Та же Зинаида Гиппиус, например, не будь она ослеплена злобой к революции, особенно к ее октябрьскому, истинно-народному этапу, могла бы (дарования, стало быть, и прозорливости, достало бы ей) увидеть неукоснительность и цельность пути Блока – от «символиста» до «поэта революции». Хотя бы установить внутреннее родство («музыкальное родство») между стихотворением «Рожденные в года глухие», посвященным ей в начале первой мировой, и «Двенадцатью»…
В известном стихотворении – те же нежность и печаль, сквозь отчаянье действительности надеждой рвущиеся в будущее!
Рожденная в годы глухие
Пути не помнят своего.
Мы – дети страшных лет России –
Забыть не в силах ничего.
Блок еще тогда полагал, что Гиппиус его единомышленник, что подобно ему, Блоку, она «забыть не в силах ничего». А главным была сама Россия, ее страдающий народ, о котором помнил Блок, и о котором забыла (если вообще когда-то помнила) Гиппиус.
Испепеляющие годы!
Безумья ль в вас, надежды ль весть?
От дней войны, от дней свободы –
Кровавый отсвет в лицах есть.
Сама уже усложненность и напряжение второй строки – говорит об этой страшной смеси шовинистического безумья и националистического угара, в которой надеялось спастись от революции самодержавная Россия, о той революционной трезвости, что станет разумом большевизма, узрит в войне, сквозь кровавый отсвет времени, приход революции…

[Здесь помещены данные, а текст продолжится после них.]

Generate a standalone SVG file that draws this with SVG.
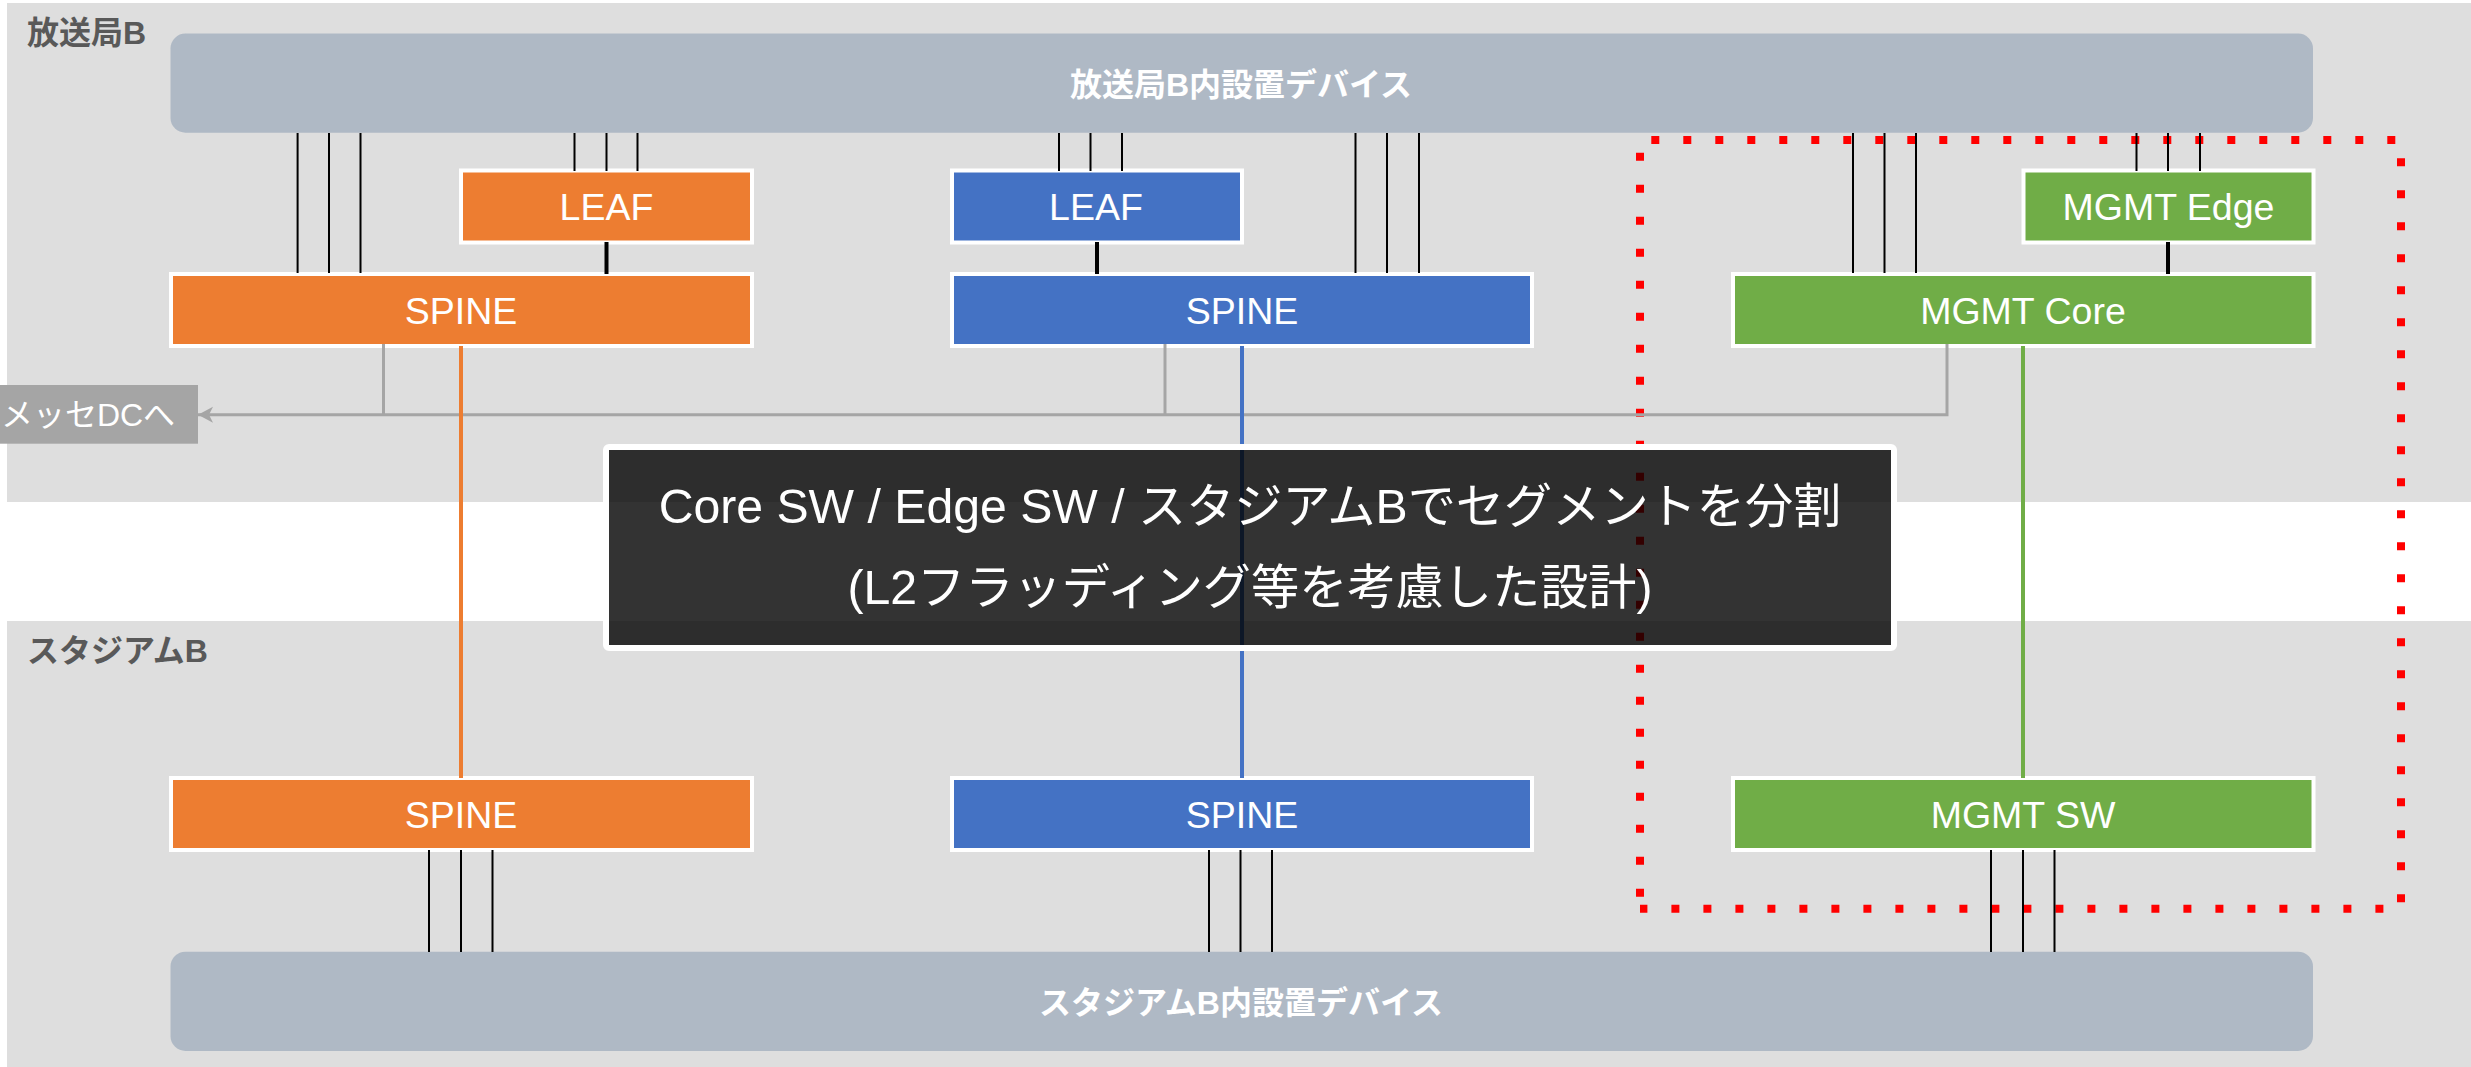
<svg xmlns="http://www.w3.org/2000/svg" width="2471" height="1067" viewBox="0 0 2471 1067">
<style>
text{font-family:"Liberation Sans","Noto Sans CJK JP",sans-serif;text-anchor:middle;fill:#fff}
.band{fill:#dedede}
.device{fill:#afb9c5}
.dev{font-size:32px;font-weight:bold}
.zone{font-size:32px;font-weight:bold;fill:#595959;text-anchor:start}
.n{stroke:#fff;stroke-width:4}
.o{fill:#ed7d31}.b{fill:#4472c4}.g{fill:#70ad47}
.lbl{font-size:37.500px}
.thin{stroke:#000;stroke-width:2;fill:none}
.thick{stroke:#000;stroke-width:4;fill:none}
.gray{stroke:#a5a5a5;stroke-width:3;fill:none}
.big{font-size:48.200px}
</style>
<defs>
<marker id="arr" markerUnits="userSpaceOnUse" markerWidth="17" markerHeight="18" refX="16" refY="9" orient="auto" viewBox="0 0 17 18"><path d="M16 9L1 1L5 9L1 17Z" fill="#a5a5a5"/></marker>
</defs>
<rect width="2471" height="1067" fill="#fff"/>
<g id="zone-broadcast"><rect class="band" x="7" y="3" width="2464" height="499"/><text class="zone" x="27" y="44">放送局B</text></g>
<g id="zone-stadium"><rect class="band" x="7" y="621" width="2464" height="446"/><text class="zone" x="27" y="662">スタジアムB</text></g>
<g id="device-broadcast"><rect class="device" x="170.500" y="33.500" width="2142.500" height="99.200" rx="15" ry="15"/><text class="dev" x="1241" y="96">放送局B内設置デバイス</text></g>
<g id="device-stadium"><rect class="device" x="170.500" y="951.700" width="2142.500" height="99.300" rx="15" ry="15"/><text class="dev" x="1241" y="1014">スタジアムB内設置デバイス</text></g>
<g id="red-zone"><path d="M1640 908.700V140H2401V908.700H1640" fill="none" stroke="#f00" stroke-width="8" stroke-dasharray="8 24" stroke-dashoffset="20"/></g>
<g id="leaf-orange"><rect class="n o" x="461" y="170.500" width="291" height="72"/><text class="lbl" x="606.500" y="220">LEAF</text></g>
<g id="spine-orange-top"><rect class="n o" x="171" y="274" width="581" height="72"/><text class="lbl" x="461" y="323.500">SPINE</text></g>
<g id="leaf-blue"><rect class="n b" x="952" y="170.500" width="290" height="72"/><text class="lbl" x="1096" y="220">LEAF</text></g>
<g id="spine-blue-top"><rect class="n b" x="952" y="274" width="580" height="72"/><text class="lbl" x="1242" y="323.500">SPINE</text></g>
<g id="mgmt-edge"><rect class="n g" x="2023.500" y="170.500" width="290" height="72"/><text class="lbl" x="2168.500" y="220">MGMT Edge</text></g>
<g id="mgmt-core"><rect class="n g" x="1733" y="274" width="580.500" height="72"/><text class="lbl" x="2023" y="323.500">MGMT Core</text></g>
<g id="spine-orange-bottom"><rect class="n o" x="171" y="778" width="581" height="72"/><text class="lbl" x="461" y="827.500">SPINE</text></g>
<g id="spine-blue-bottom"><rect class="n b" x="952" y="778" width="580" height="72"/><text class="lbl" x="1242" y="827.500">SPINE</text></g>
<g id="mgmt-sw"><rect class="n g" x="1733" y="778" width="580.500" height="72"/><text class="lbl" x="2023" y="827.500">MGMT SW</text></g>
<g id="label-dc"><rect x="0" y="385" width="198" height="58.700" fill="#a5a5a5"/><text x="88" y="426" font-size="32">メッセDCへ</text></g>
<g id="connectors">
<path class="thin" d="M297.600 133V273M329 133V273M360.500 133V273M574.500 133V171M606.500 133V171M637.500 133V171M1059 133V171M1090.500 133V171M1122 133V171M1355.500 133V273M1387 133V273M1419 133V273M1853 133V273M1884.500 133V273M1916 133V273M2136.500 133V171M2168 133V171M2200 133V171M429 850V952M461 850V952M492.500 850V952M1209 850V952M1240.500 850V952M1272 850V952M1991 850V952M2023 850V952M2054.500 850V952"/>
<path class="thick" d="M606.500 242V274M1097 242V274M2168 242V274"/>
<path class="gray" d="M1947 344V414.700H198" marker-end="url(#arr)"/>
<path class="gray" d="M383.500 344V414.700M1165 344V414.700"/>
<path d="M461 346V778" stroke="#ed7d31" stroke-width="4" fill="none"/>
<path d="M1242 346V778" stroke="#4472c4" stroke-width="4" fill="none"/>
<path d="M2023 346V778" stroke="#70ad47" stroke-width="4" fill="none"/>
</g>
<g id="callout"><rect x="606" y="447" width="1288" height="201" rx="3" fill="#000" fill-opacity="0.8"/><rect x="606" y="447" width="1288" height="201" rx="3" fill="none" stroke="#fff" stroke-width="6"/>
<text class="big" x="1250" y="523">Core SW / Edge SW / スタジアムBでセグメントを分割</text>
<text class="big" x="1250" y="604">(L2フラッディング等を考慮した設計)</text></g>
</svg>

Есть немота – то гул набата
Заставил заградить уста.
В сердцах, восторженных когда-то,
Есть роковая пустота.
«Уста», «восторженные сердца», «роковая пустота», «немота» – все это честная интеллигенция, ее состояние. Продажная, либеральная все еще взывала: «За царя-батюшку, за Русь-матушку!». Когда в любви к родине объясняется подлость и ложь, все честное в интеллигенции испытывает «роковую пустоту»: начало нового душевного наполнения…
И пусть над нашим смертным ложем
Взовьется с криком воронье, –
Те, кто достойней, Боже, Боже,
Да узрят царствие твое!
Первая мировая война предназначалась именно как смертное ложе для пробудившейся правды России – но, несмотря на миллионные жертвы, она все же не пожелала принять такой конец на этом смертном ложе войны. И какая страстная вера, что достойные узрят новую жизнь! Поэт – первым – оказался в числе этих: достойных. Мог ли он потом, спустя четыре года не написать «Двенадцать»?..
Поэзия – не поэтапное превращение нежности в печаль, печали в мужество. Она несет в себе все начала сразу, как единое зерно надежды, как альтернативу слепой радости грубых, их бездуховному эгоизму!